Patrik Jonsson/The Christian Science Monitor
Sissy Wood stands outside her family's 1901 house in Perry, Ga., post hurricane Irma. Ms. Wood is prepping her 11-year-old daughter for a new era of big storms, teaching her how to identify safe places to shelter. She remembers her dad’s tornado drill: Get out of the trailer and in the truck and park it on the lee side of a concrete garage. “I think we are becoming more resilient,” says Ms. Wood.

Sissy Wood has a similar inspiration. Clearing her cottage in Perry of debris, the worm farmer describes herself as “a survivor … I can catch fish better than any man.”

The daughter of Aucilla River mullet fisher folk, Ms. Wood is prepping her 11-year-old daughter for a new era of big storms, teaching her how to identify safe places to shelter. She remembers her dad’s tornado drill: Get out of the trailer and in the truck and park it on the lee side of a concrete garage. “I think we are becoming more resilient,” says Ms. Wood.
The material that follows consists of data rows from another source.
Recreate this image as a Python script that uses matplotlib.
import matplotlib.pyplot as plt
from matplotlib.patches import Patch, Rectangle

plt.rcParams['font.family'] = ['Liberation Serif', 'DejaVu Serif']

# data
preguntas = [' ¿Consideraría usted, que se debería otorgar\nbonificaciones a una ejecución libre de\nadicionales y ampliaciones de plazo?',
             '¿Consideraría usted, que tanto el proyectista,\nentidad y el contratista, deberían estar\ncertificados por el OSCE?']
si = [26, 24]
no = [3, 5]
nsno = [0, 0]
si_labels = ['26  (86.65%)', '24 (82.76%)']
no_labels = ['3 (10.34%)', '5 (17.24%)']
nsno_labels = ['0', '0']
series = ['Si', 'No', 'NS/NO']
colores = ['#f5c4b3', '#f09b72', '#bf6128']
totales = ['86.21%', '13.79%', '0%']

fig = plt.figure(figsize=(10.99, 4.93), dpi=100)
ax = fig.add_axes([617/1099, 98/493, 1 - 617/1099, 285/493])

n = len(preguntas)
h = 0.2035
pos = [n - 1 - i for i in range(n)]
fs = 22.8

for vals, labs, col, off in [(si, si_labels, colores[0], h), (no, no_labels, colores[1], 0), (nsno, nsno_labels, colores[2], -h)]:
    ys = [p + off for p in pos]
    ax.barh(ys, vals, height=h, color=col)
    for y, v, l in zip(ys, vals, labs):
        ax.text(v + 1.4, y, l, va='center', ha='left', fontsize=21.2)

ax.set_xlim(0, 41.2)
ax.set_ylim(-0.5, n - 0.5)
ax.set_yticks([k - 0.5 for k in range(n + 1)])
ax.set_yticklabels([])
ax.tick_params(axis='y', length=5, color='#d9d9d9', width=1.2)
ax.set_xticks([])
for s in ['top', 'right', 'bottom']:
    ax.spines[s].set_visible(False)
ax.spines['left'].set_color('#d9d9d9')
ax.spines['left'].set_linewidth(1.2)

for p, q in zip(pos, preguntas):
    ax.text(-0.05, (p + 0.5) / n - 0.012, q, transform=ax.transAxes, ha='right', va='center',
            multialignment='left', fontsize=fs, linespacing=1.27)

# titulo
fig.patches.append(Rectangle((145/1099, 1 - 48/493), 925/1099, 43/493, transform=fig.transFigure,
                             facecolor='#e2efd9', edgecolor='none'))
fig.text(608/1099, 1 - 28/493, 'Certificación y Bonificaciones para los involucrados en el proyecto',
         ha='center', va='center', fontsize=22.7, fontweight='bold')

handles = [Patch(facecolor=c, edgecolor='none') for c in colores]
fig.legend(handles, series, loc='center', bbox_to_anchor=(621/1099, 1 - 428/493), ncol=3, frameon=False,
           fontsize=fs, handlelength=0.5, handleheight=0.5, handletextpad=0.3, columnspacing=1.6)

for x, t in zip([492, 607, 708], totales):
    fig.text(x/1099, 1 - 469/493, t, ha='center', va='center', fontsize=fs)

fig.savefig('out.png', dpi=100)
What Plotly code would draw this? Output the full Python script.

In Jennings, Smith, the handyman, ties Florida’s vulnerabilities to its social and economic divides – the glitz of Miami Beach to ramshackle Jennings, by the Florida-Georgia line.

In contrast, the Irma response showed “our human design ... to look out for each other in distress," says Flynn. And now we know that “we’re not going to behave like Godzilla movie extras in distress.”

In turn, he says, the engineering community is increasingly using social scientists to understand the dynamics of “graceful failure” that allow systems to rebound more quickly after disasters.

That becomes even more paramount, he and others say, as the effects of climate change increase the power of hurricanes and population growth increases the number of people in their path.

“Don’t just expect everything to be like the past,” says Andrew Holland, senior fellow for Energy and Climate at the American Security Project, a nonpartisan security think tank in Washington.

“History is actually no longer good at predicting the future.”